The CAFR also includes a summary of legislation proposed and enacted over the last ten years, such as Senate Bill 1, that addressed PERA’s financial sustainability and levels of funding. In 2014, the Board supported legislation (Senate Bill 14-214) that creates three separate studies that change the state’s total compensation survey process to incorporate retirement benefits; perform a comprehensive study of the current PERA plan design compared to alternative retirement plans; and perform a sensitivity analysis of actuarial assumptions.

For those who would like to dig a little deeper into the CAFR, we’ve prepared this index. For those who would like a shortened version of the CAFR, PERA also creates a Summary Annual Financial Report that is mailed to all members and retirees. Whatever your level of desire for information about PERA’s financial health, it’s always readily available.

More About Social Security Benefit Reductions

Colorado PERA members who are counting on future Social Security benefits to supplement their PERA benefits are often surprised to learn that their expected Social Security benefits may be reduced because of their PERA membership.

PERA benefits are never reduced when the PERA retiree is also receiving a Social Security benefit.

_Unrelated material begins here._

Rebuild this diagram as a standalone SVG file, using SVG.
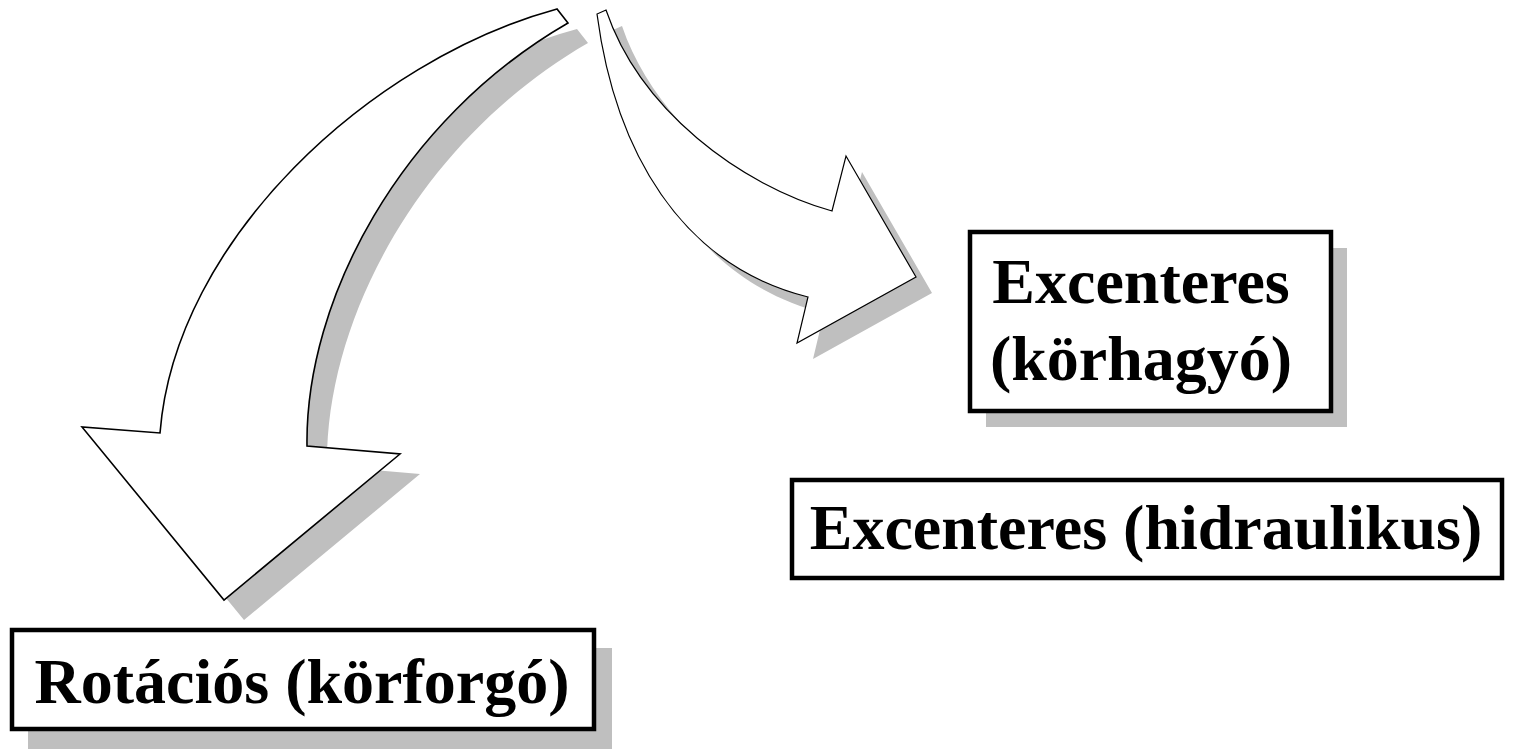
<svg xmlns="http://www.w3.org/2000/svg" width="1514" height="750" viewBox="0 0 1514 750">
<style>
.shadow{fill:#bfbfbf;stroke:none}
.arrow{fill:#ffffff;stroke:#000000;stroke-linejoin:miter}
.box{fill:#ffffff;stroke:#000000;stroke-width:4.5}
.lbl{font-family:"Liberation Serif","Times New Roman",serif;font-weight:bold;font-size:64px;fill:#000000;text-anchor:middle}
</style>
<defs>
<path id="leftArrow" d="M557,9 C370,60 175,240 160,433 L82,427 L224,600 L400,454 L307,446 C305,300 400,120 568,23 Z"/>
<path id="rightArrow" d="M597,14 C615,150 680,265 808,297 L797,343 L916,277 L846,156 L832,211 C740,185 640,110 606,10 Z"/>
<clipPath id="clipTop"><rect x="0" y="0" width="1514" height="620"/></clipPath>
</defs>
<rect width="1514" height="750" fill="#ffffff"/>
<g id="connectors">
<use href="#leftArrow" class="shadow" transform="translate(20,20)" clip-path="url(#clipTop)"/>
<use href="#rightArrow" class="shadow" transform="translate(16,16)"/>
<use href="#leftArrow" class="arrow" stroke-width="1.6"/>
<use href="#rightArrow" class="arrow" stroke-width="1.2"/>
</g>
<g id="node-excenteres-korhagyo">
<rect x="986" y="248" width="361" height="179" class="shadow"/>
<rect x="970" y="232" width="361" height="179" class="box"/>
<text x="1141" y="303" class="lbl">Excenteres</text>
<text x="1141" y="380" class="lbl">(körhagyó)</text>
</g>
<g id="node-excenteres-hidraulikus">
<rect x="792" y="480" width="710" height="98" class="box"/>
<text x="1146" y="549" class="lbl">Excenteres (hidraulikus)</text>
</g>
<g id="node-rotacios">
<rect x="28" y="648" width="584" height="101" class="shadow"/>
<rect x="12" y="630" width="582" height="99" class="box"/>
<text x="302" y="703" class="lbl">Rotációs (körforgó)</text>
</g>
</svg>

Social Security has two reductions that apply to PERA members—the Windfall Elimination Provision (WEP) and the Government Pension Offset (GPO).

What is WEP?

The WEP applies to PERA retirees who also receive a Social Security earned benefit, which is paid to a worker who earned enough credits under Social Security-covered employment to qualify for a benefit. The WEP reduction to the Social Security benefit varies based on a variety of factors, so be sure to review the Social Security Administration WEP fact sheet.

According to the Social Security Administration, prior to 1983, PERA members who were not covered by Social Security had their Social Security benefits calculated as if they were earned as long-term, low-wage workers. They had an advantage of receiving a Social Security benefit that represented a higher percentage of their Social Security earnings, plus a PERA benefit from a job where they did not pay Social Security taxes. The Windfall Elimination Provision was passed by Congress to remove that advantage.

The WEP reduces the earned Social Security benefit using a formula that’s based on earnings and payroll tax contributions to the Social Security system.

The WEP does not apply to PERA retirees who:

  • Qualified for PERA retirement before 1986.
  • Have 30 or more years of “substantial” Social Security earnings (see the WEP fact sheet for the annual amounts that Social Security considers substantial).
  • Pay Social Security tax on PERA-covered employment (applies to some local government retirees covered by both PERA and Social Security).

What is GPO?

The GPO applies to PERA retirees who also receive a Social Security spousal or widow(er) benefit. The GPO reduces the spousal Social Security benefit by two-thirds of the PERA benefit and may completely eliminate the Social Security benefit.

As the Social Security Administration explains, a person’s Social Security benefit as a spouse, widow or widower has always been offset dollar for dollar by the amount of his or her own retirement benefit. In enacting the Government Pension Offset provision, Congress intended to ensure that when determining the amount of spousal benefit, government employees who do not pay Social Security taxes would be treated in a similar manner to those who work in the private sector and pay Social Security taxes.

The GPO does not apply to PERA retirees who:

  • Are not receiving or will not receive a Social Security spousal or widow(er) benefit.
  • Qualified for a PERA retirement benefit before June 30, 1983.
  • Received a PERA benefit based on work that was also covered by Social Security on the last day of employment and the last day was before July 1, 2004 (may apply to some local government retirees who are covered by both PERA and Social Security).
  • Will receive a PERA benefit based on work that is also covered by Social Security during the last five years of employment and the last day of employment was July 1, 2004, or later.

WEP and GPO Calculators

Social Security’s website has a WEP calculator and a GPO calculator that can be used to get a general idea about how benefits under Social Security may be impacted by these reductions.